((
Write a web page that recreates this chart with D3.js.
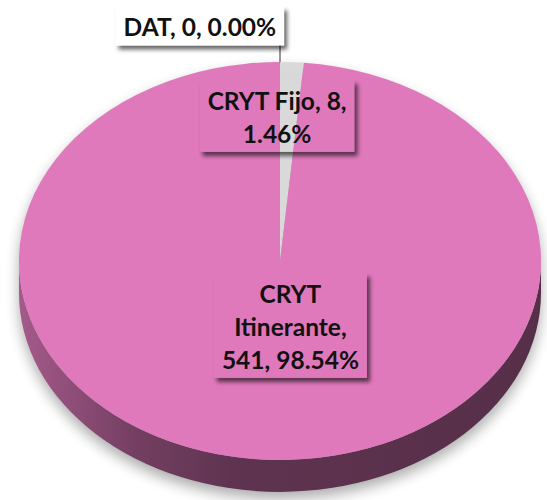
<!DOCTYPE html>
<html><head><meta charset="utf-8">
<script src="https://cdn.jsdelivr.net/npm/d3@7"></script>
<style>html,body{margin:0;padding:0;background:#fff;} svg{display:block;}</style>
</head><body>
<svg id="chart" width="547" height="500"></svg>
<script>
// Data
const categories = ["DAT", "CRYT Fijo", "CRYT Itinerante"];
const values = [0, 8, 541];
const colors = ["#4f81bd", "#d9d9d9", "#df79bc"];

// Layout
const W = 547, H = 500;
const cx = 280, cy = 261, rx = 261, ry = 199, depth = 32;
// label box centres, as fractions of the radii measured from the pie centre
const labelCenter = [[-0.307, -1.181], [-0.011, -0.729], [0.04, 0.324]];
const labelFill = ["#ffffff", "none", "none"];
const maxLabelWidth = 158, fontSize = 24.5, lineH = 33;
const fontFamily = "Lato, 'Open Sans', sans-serif";

const svg = d3.select("#chart");
const defs = svg.append("defs");

const total = d3.sum(values);
const pct = d3.format(".2%");
const arcs = d3.pie().sort(null).value(d => d)(values);

const pt = (a, dy = 0) => [cx + rx * Math.sin(a), cy - ry * Math.cos(a) + dy];

// filters
const pieShadow = defs.append("filter").attr("id", "pieShadow")
  .attr("x", "-20%").attr("y", "-20%").attr("width", "140%").attr("height", "140%");
pieShadow.append("feGaussianBlur").attr("stdDeviation", 7);

const boxShadow = defs.append("filter").attr("id", "boxShadow")
  .attr("x", "-20%").attr("y", "-40%").attr("width", "140%").attr("height", "180%");
boxShadow.append("feGaussianBlur").attr("stdDeviation", 2.2);

// soft shadow under the whole pie
svg.append("path")
  .attr("d", `M${cx - rx},${cy} A${rx},${ry} 0 0 1 ${cx + rx},${cy} L${cx + rx},${cy + depth} A${rx},${ry} 0 0 1 ${cx - rx},${cy + depth} Z`)
  .attr("transform", "translate(0,7)")
  .attr("fill", "#000").attr("opacity", 0.32)
  .attr("filter", "url(#pieShadow)");

// side walls (front half only)
const sideStops = [[0, 0.74], [0.22, 0.52], [0.42, 0.42], [1, 0.39]];
arcs.forEach((d, i) => {
  const s = Math.max(d.startAngle, Math.PI / 2), e = Math.min(d.endAngle, 3 * Math.PI / 2);
  if (e <= s) return;
  const base = d3.rgb(colors[i]);
  const g = defs.append("linearGradient").attr("id", "side" + i)
    .attr("gradientUnits", "userSpaceOnUse")
    .attr("x1", cx - rx).attr("x2", cx + rx).attr("y1", 0).attr("y2", 0);
  sideStops.forEach(([o, k]) => {
    g.append("stop").attr("offset", o)
      .attr("stop-color", d3.rgb(base.r * k, base.g * k, base.b * k).formatHex());
  });
  const p1 = pt(s), p2 = pt(e);
  const large = (e - s) > Math.PI ? 1 : 0;
  svg.append("path")
    .attr("d", `M${p1} A${rx},${ry} 0 ${large} 1 ${p2} L${pt(e, depth)} A${rx},${ry} 0 ${large} 0 ${pt(s, depth)} Z`)
    .attr("fill", `url(#side${i})`);
});

// top face
arcs.forEach((d, i) => {
  if (d.endAngle - d.startAngle <= 0) return;
  const large = (d.endAngle - d.startAngle) > Math.PI ? 1 : 0;
  svg.append("path")
    .attr("d", `M${cx},${cy} L${pt(d.startAngle)} A${rx},${ry} 0 ${large} 1 ${pt(d.endAngle)} Z`)
    .attr("fill", colors[i]);
});

// label text wrapping
const measure = svg.append("text").attr("font-family", fontFamily)
  .attr("font-weight", 700).attr("font-size", fontSize).attr("visibility", "hidden");
const textWidth = s => { measure.text(s); return measure.node().getComputedTextLength(); };
function wrap(str) {
  const words = str.split(" ");
  const lines = [];
  let cur = "";
  words.forEach(w => {
    const t = cur ? cur + " " + w : w;
    if (cur && textWidth(t) > maxLabelWidth) { lines.push(cur); cur = w; }
    else cur = t;
  });
  if (cur) lines.push(cur);
  return lines;
}

arcs.forEach((d, i) => {
  const lines = wrap(`${categories[i]}, ${values[i]}, ${pct(values[i] / total)}`);
  const tw = d3.max(lines, textWidth);
  const bw = tw + 16, bh = (lines.length - 1) * lineH + 39;
  const bx = cx + labelCenter[i][0] * rx, by = cy + labelCenter[i][1] * ry;
  const x0 = bx - bw / 2, y0 = by - bh / 2;

  // leader line for a label placed outside the pie
  if (labelCenter[i][1] < -1) {
    const p = pt((d.startAngle + d.endAngle) / 2);
    svg.append("line")
      .attr("x1", p[0]).attr("x2", p[0]).attr("y1", y0 + bh - 2).attr("y2", p[1])
      .attr("stroke", "#5f5f5f").attr("stroke-width", 1.3);
  }

  // box shadow, masked so it only shows outside the box
  const m = defs.append("mask").attr("id", "mask" + i).attr("maskUnits", "userSpaceOnUse")
    .attr("x", 0).attr("y", 0).attr("width", W).attr("height", H);
  m.append("rect").attr("width", W).attr("height", H).attr("fill", "#fff");
  m.append("rect").attr("x", x0).attr("y", y0).attr("width", bw).attr("height", bh).attr("fill", "#000");
  svg.append("g").attr("mask", `url(#mask${i})`)
    .append("rect").attr("x", x0 + 3).attr("y", y0 + 4).attr("width", bw).attr("height", bh)
    .attr("fill", "#000").attr("opacity", 0.6).attr("filter", "url(#boxShadow)");

  svg.append("rect").attr("x", x0).attr("y", y0).attr("width", bw).attr("height", bh)
    .attr("fill", labelFill[i]);

  const t = svg.append("text").attr("font-family", fontFamily).attr("font-weight", 700)
    .attr("font-size", fontSize).attr("fill", "#111").attr("text-anchor", "middle");
  lines.forEach((ln, k) => {
    t.append("tspan").attr("x", bx).attr("y", y0 + 30 + k * lineH).text(ln);
  });
});
measure.remove();
</script>
</body></html>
))
GOAL OF THE EXERCISE: Leave out the pictures and copy the rest of the material above exactly.

COMPLETE ANSWER:
Write a web page that recreates this chart with D3.js.
<!DOCTYPE html>
<html><head><meta charset="utf-8">
<script src="https://cdn.jsdelivr.net/npm/d3@7"></script>
<style>html,body{margin:0;padding:0;background:#fff;} svg{display:block;}</style>
</head><body>
<svg id="chart" width="547" height="500"></svg>
<script>
// Data
const categories = ["DAT", "CRYT Fijo", "CRYT Itinerante"];
const values = [0, 8, 541];
const colors = ["#4f81bd", "#d9d9d9", "#df79bc"];

// Layout
const W = 547, H = 500;
const cx = 280, cy = 261, rx = 261, ry = 199, depth = 32;
// label box centres, as fractions of the radii measured from the pie centre
const labelCenter = [[-0.307, -1.181], [-0.011, -0.729], [0.04, 0.324]];
const labelFill = ["#ffffff", "none", "none"];
const maxLabelWidth = 158, fontSize = 24.5, lineH = 33;
const fontFamily = "Lato, 'Open Sans', sans-serif";

const svg = d3.select("#chart");
const defs = svg.append("defs");

const total = d3.sum(values);
const pct = d3.format(".2%");
const arcs = d3.pie().sort(null).value(d => d)(values);

const pt = (a, dy = 0) => [cx + rx * Math.sin(a), cy - ry * Math.cos(a) + dy];

// filters
const pieShadow = defs.append("filter").attr("id", "pieShadow")
  .attr("x", "-20%").attr("y", "-20%").attr("width", "140%").attr("height", "140%");
pieShadow.append("feGaussianBlur").attr("stdDeviation", 7);

const boxShadow = defs.append("filter").attr("id", "boxShadow")
  .attr("x", "-20%").attr("y", "-40%").attr("width", "140%").attr("height", "180%");
boxShadow.append("feGaussianBlur").attr("stdDeviation", 2.2);

// soft shadow under the whole pie
svg.append("path")
  .attr("d", `M${cx - rx},${cy} A${rx},${ry} 0 0 1 ${cx + rx},${cy} L${cx + rx},${cy + depth} A${rx},${ry} 0 0 1 ${cx - rx},${cy + depth} Z`)
  .attr("transform", "translate(0,7)")
  .attr("fill", "#000").attr("opacity", 0.32)
  .attr("filter", "url(#pieShadow)");

// side walls (front half only)
const sideStops = [[0, 0.74], [0.22, 0.52], [0.42, 0.42], [1, 0.39]];
arcs.forEach((d, i) => {
  const s = Math.max(d.startAngle, Math.PI / 2), e = Math.min(d.endAngle, 3 * Math.PI / 2);
  if (e <= s) return;
  const base = d3.rgb(colors[i]);
  const g = defs.append("linearGradient").attr("id", "side" + i)
    .attr("gradientUnits", "userSpaceOnUse")
    .attr("x1", cx - rx).attr("x2", cx + rx).attr("y1", 0).attr("y2", 0);
  sideStops.forEach(([o, k]) => {
    g.append("stop").attr("offset", o)
      .attr("stop-color", d3.rgb(base.r * k, base.g * k, base.b * k).formatHex());
  });
  const p1 = pt(s), p2 = pt(e);
  const large = (e - s) > Math.PI ? 1 : 0;
  svg.append("path")
    .attr("d", `M${p1} A${rx},${ry} 0 ${large} 1 ${p2} L${pt(e, depth)} A${rx},${ry} 0 ${large} 0 ${pt(s, depth)} Z`)
    .attr("fill", `url(#side${i})`);
});

// top face
arcs.forEach((d, i) => {
  if (d.endAngle - d.startAngle <= 0) return;
  const large = (d.endAngle - d.startAngle) > Math.PI ? 1 : 0;
  svg.append("path")
    .attr("d", `M${cx},${cy} L${pt(d.startAngle)} A${rx},${ry} 0 ${large} 1 ${pt(d.endAngle)} Z`)
    .attr("fill", colors[i]);
});

// label text wrapping
const measure = svg.append("text").attr("font-family", fontFamily)
  .attr("font-weight", 700).attr("font-size", fontSize).attr("visibility", "hidden");
const textWidth = s => { measure.text(s); return measure.node().getComputedTextLength(); };
function wrap(str) {
  const words = str.split(" ");
  const lines = [];
  let cur = "";
  words.forEach(w => {
    const t = cur ? cur + " " + w : w;
    if (cur && textWidth(t) > maxLabelWidth) { lines.push(cur); cur = w; }
    else cur = t;
  });
  if (cur) lines.push(cur);
  return lines;
}

arcs.forEach((d, i) => {
  const lines = wrap(`${categories[i]}, ${values[i]}, ${pct(values[i] / total)}`);
  const tw = d3.max(lines, textWidth);
  const bw = tw + 16, bh = (lines.length - 1) * lineH + 39;
  const bx = cx + labelCenter[i][0] * rx, by = cy + labelCenter[i][1] * ry;
  const x0 = bx - bw / 2, y0 = by - bh / 2;

  // leader line for a label placed outside the pie
  if (labelCenter[i][1] < -1) {
    const p = pt((d.startAngle + d.endAngle) / 2);
    svg.append("line")
      .attr("x1", p[0]).attr("x2", p[0]).attr("y1", y0 + bh - 2).attr("y2", p[1])
      .attr("stroke", "#5f5f5f").attr("stroke-width", 1.3);
  }

  // box shadow, masked so it only shows outside the box
  const m = defs.append("mask").attr("id", "mask" + i).attr("maskUnits", "userSpaceOnUse")
    .attr("x", 0).attr("y", 0).attr("width", W).attr("height", H);
  m.append("rect").attr("width", W).attr("height", H).attr("fill", "#fff");
  m.append("rect").attr("x", x0).attr("y", y0).attr("width", bw).attr("height", bh).attr("fill", "#000");
  svg.append("g").attr("mask", `url(#mask${i})`)
    .append("rect").attr("x", x0 + 3).attr("y", y0 + 4).attr("width", bw).attr("height", bh)
    .attr("fill", "#000").attr("opacity", 0.6).attr("filter", "url(#boxShadow)");

  svg.append("rect").attr("x", x0).attr("y", y0).attr("width", bw).attr("height", bh)
    .attr("fill", labelFill[i]);

  const t = svg.append("text").attr("font-family", fontFamily).attr("font-weight", 700)
    .attr("font-size", fontSize).attr("fill", "#111").attr("text-anchor", "middle");
  lines.forEach((ln, k) => {
    t.append("tspan").attr("x", bx).attr("y", y0 + 30 + k * lineH).text(ln);
  });
});
measure.remove();
</script>
</body></html>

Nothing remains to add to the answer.